I mentioned yesterday how Sunshine was having a great day. She had another good one today. We have to act on that. I'm putting the rest behind a cut because it is about pet health and while the news is very good, we are still dealing with serious problems that haven't gone away.
( Still, it is all very good. )Let's get back to the State Pinball Championships and see if we can spot a champion about to be made:

Gulfstream is a fun though not deep electromechanical game (like, not deep even for electromechanical games). At one point two other folks and I started taking turns to see if one of us could roll the game before JRA finished his game of Led Zeppelin. We could not, but not for want of trying; this was one of my good scores.

ACE playing Deadpool, which you can see twice: look in the lower left and you see him at the machine, just like you see on the monitor.

Another of the not-for-competition games was Break Shot, which was crashing almost every game anyway, This glitched-out display looked enough like Morse Code I wondered if it might actually be an error code, but that doesn't make sense; this would parse as either 'E S E G A S' or 'E S P A S' or, conceivably, 'E S P A K'. While it wouldn't be absurd to have an error code be cryptic --- letters could stand for elements diagnosed as faulty --- there's no good reason they wouldn't just show the letters for something complicated. (Williams games of this era will put a dot after the credits count --- like, show 'CREDITS 0.' rather than 'CREDITS 0' --- if they detect something serious enough wrong, but there's so many things on a table there'll always be something somewhere, so it's not a useful dot.)

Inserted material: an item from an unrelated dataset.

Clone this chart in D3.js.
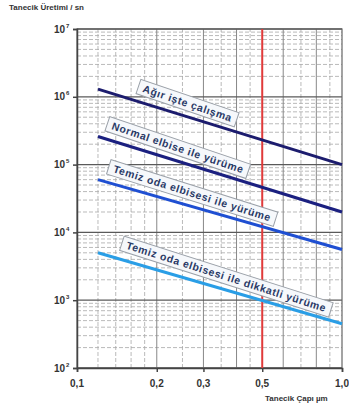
<!DOCTYPE html>
<html><head><meta charset="utf-8">
<script src="https://cdn.jsdelivr.net/npm/d3@7"></script>
<style>
html,body{margin:0;padding:0;background:#fff;}
svg{display:block;font-family:Arial,"Liberation Sans",sans-serif;}
</style></head>
<body>
<svg id="c" width="349" height="408"></svg>
<script>
// ---- data ----
const diameters = [0.12, 1.0];
const seriesNames = [
  "Ağır işte çalışma",
  "Normal elbise ile yürüme",
  "Temiz oda elbisesi ile yürüme",
  "Temiz oda elbisesi ile dikkatli yürüme"
];
const heavyWork = [1.3e6, 1.0e5];
const normalWalk = [2.6e5, 2.0e4];
const cleanWalk = [6.0e4, 5.6e3];
const cleanCareful = [5.0e3, 4.5e2];
const seriesColors = ["#1c1c6e", "#1b2080", "#1f4fd2", "#2a9ee6"];
const xTickValues = [0.1, 0.2, 0.3, 0.5, 1.0];
const xTickLabels = ["0,1", "0,2", "0,3", "0,5", "1,0"];
const yDecades = [1e2, 1e3, 1e4, 1e5, 1e6, 1e7];
const xGrid = [0.12,0.14,0.16,0.18,0.2,0.25,0.3,0.35,0.4,0.45,0.6,0.7,0.8,0.9];
const markerDiameter = 0.5;
const yTitle = "Tanecik Üretimi / sn";
const xTitle = "Tanecik Çapı µm";
// label placement along each line (fraction of x in pixel space)
const labelAt = [0.35, 0.31, 0.37, 0.51];

const svg = d3.select("#c");
const x = d3.scaleLog().domain([0.1, 1]).range([77, 342]);
const y = d3.scaleLog().domain([1e2, 1e7]).range([368, 29]);
const x0 = 77, x1 = 342, y0 = 368, y1 = 29;
const strong = [0.2,0.3,0.4,0.6,0.8];

// horizontal minor grid
const g = svg.append("g");
const minorY = [];
yDecades.slice(0, -1).forEach(d => { for (let k = 2; k <= 9; k++) minorY.push(d * k); });
g.selectAll(".hm").data(minorY).join("line")
  .attr("x1", x0).attr("x2", x1).attr("y1", d => y(d)).attr("y2", d => y(d))
  .attr("stroke", "#a8a8a8").attr("stroke-width", 0.8).attr("stroke-dasharray", "4,2");
// vertical grid
g.selectAll(".vm").data(xGrid).join("line")
  .attr("x1", d => x(d)).attr("x2", d => x(d)).attr("y1", y0).attr("y2", y1)
  .attr("stroke", d => strong.includes(d) ? "#888" : "#a8a8a8")
  .attr("stroke-width", d => strong.includes(d) ? 1 : 0.8)
  .attr("stroke-dasharray", d => strong.includes(d) ? null : "4,2");
// decade lines
g.selectAll(".hd").data(yDecades).join("line")
  .attr("x1", x0).attr("x2", x1).attr("y1", d => y(d)).attr("y2", d => y(d))
  .attr("stroke", "#5a5a5a").attr("stroke-width", 1.3);
// border
g.append("rect").attr("x", x0).attr("y", y1).attr("width", x1 - x0).attr("height", y0 - y1)
  .attr("fill", "none").attr("stroke", "#666").attr("stroke-width", 1.2);

// axes
const yAxis = d3.axisLeft(y).tickValues(yDecades).tickSize(4).tickFormat("");
svg.append("g").attr("transform", `translate(${x0},0)`).call(yAxis)
  .call(a => a.select(".domain").attr("stroke", "#444").attr("stroke-width", 1.5))
  .call(a => a.selectAll("line").attr("stroke", "#444").attr("stroke-width", 1.5));
const xAxis = d3.axisBottom(x).tickValues(xTickValues).tickSize(4).tickFormat("");
svg.append("g").attr("transform", `translate(0,${y0})`).call(xAxis)
  .call(a => a.select(".domain").attr("stroke", "#444").attr("stroke-width", 1.5))
  .call(a => a.selectAll("line").attr("stroke", "#444").attr("stroke-width", 1.5));

// y tick labels 10^n
yDecades.forEach(d => {
  svg.append("text").attr("x", 65).attr("y", y(d) + 3.5)
    .attr("text-anchor", "end").attr("font-size", 10).attr("font-weight", "bold").attr("fill", "#333")
    .text("10");
  svg.append("text").attr("x", 66).attr("y", y(d) - 1.5)
    .attr("font-size", 6).attr("font-weight", "bold").attr("fill", "#333")
    .text(Math.round(Math.log10(d)));
});
// x tick labels
svg.selectAll(".xl").data(xTickValues).join("text")
  .attr("x", d => x(d)).attr("y", 387).attr("text-anchor", "middle")
  .attr("font-size", 10).attr("font-weight", "bold").attr("fill", "#333")
  .text((d, i) => xTickLabels[i]);

// titles
svg.append("text").attr("x", 9).attr("y", 10).attr("font-size", 8).attr("font-weight", "bold")
  .attr("fill", "#333").text(yTitle);
svg.append("text").attr("x", 265).attr("y", 401).attr("font-size", 8).attr("font-weight", "bold")
  .attr("fill", "#333").text(xTitle);

// red marker line
svg.append("line").attr("x1", x(markerDiameter)).attr("x2", x(markerDiameter))
  .attr("y1", y1).attr("y2", y0).attr("stroke", "#e03a3a").attr("stroke-width", 2);

// series lines
const series = [heavyWork, normalWalk, cleanWalk, cleanCareful];
const line = d3.line().x(d => x(d[0])).y(d => y(d[1]));
series.forEach((s, i) => {
  svg.append("path").datum(diameters.map((dd, j) => [dd, s[j]]))
    .attr("d", line).attr("fill", "none").attr("stroke", seriesColors[i]).attr("stroke-width", 3);
});

// labels (rotated boxes)
series.forEach((s, i) => {
  const ax = x(diameters[0]), ay = y(s[0]), bx = x(diameters[1]), by = y(s[1]);
  const ang = Math.atan2(by - ay, bx - ax) * 180 / Math.PI + 1.5;
  const f = labelAt[i];
  const cx = ax + (bx - ax) * f, cy = ay + (by - ay) * f;
  const lg = svg.append("g").attr("transform", `translate(${cx},${cy}) rotate(${ang}) translate(0,-13)`);
  const txt = lg.append("text").attr("text-anchor", "middle").attr("y", 3.8)
    .attr("font-size", 10.5).attr("font-weight", "bold").attr("fill", "#2a3a66")
    .attr("letter-spacing", 0.6).text(seriesNames[i]);
  const bb = txt.node().getBBox();
  lg.insert("rect", "text").attr("x", bb.x - 5).attr("y", -7.5).attr("width", bb.width + 10).attr("height", 15)
    .attr("fill", "#f6f8fb").attr("stroke", "#9aa0a8").attr("stroke-width", 1);
});
</script>
</body></html>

Another double view of the same player, here on The Munsters, a bad game to take JRA to. (They're all bad.)

Oh yeah, and I stopped in to get a snap of the 'Special Preview Models - Video Clips Pending Licensor Approval' warning on the venue's 007.

A sports story in one photo, here.
Trivia: The Anglo-Iranian Oil Company, before the 1951 nationalization of Iranian oil, was required to pay only 16 percent of the money the monopoly earned from extracting, refining, and selling oil. In all likelihood it paid less; no outsider was ever allowed to audit the books. (It made more profit in 1950 than it had paid in royalties since its start in 1901.) Source: Overthrow: America's Century of Regime Change from Hawai'i to Iraq, Stephen Kinzer. (Wikipedia says 17.5 percent. Could be a difference in rounding from statistics. )
Currently Reading: Suddenly, Tomorrow Came: A History of the Johnson Space Center, Henry C Dethloff. NASA SP-4307.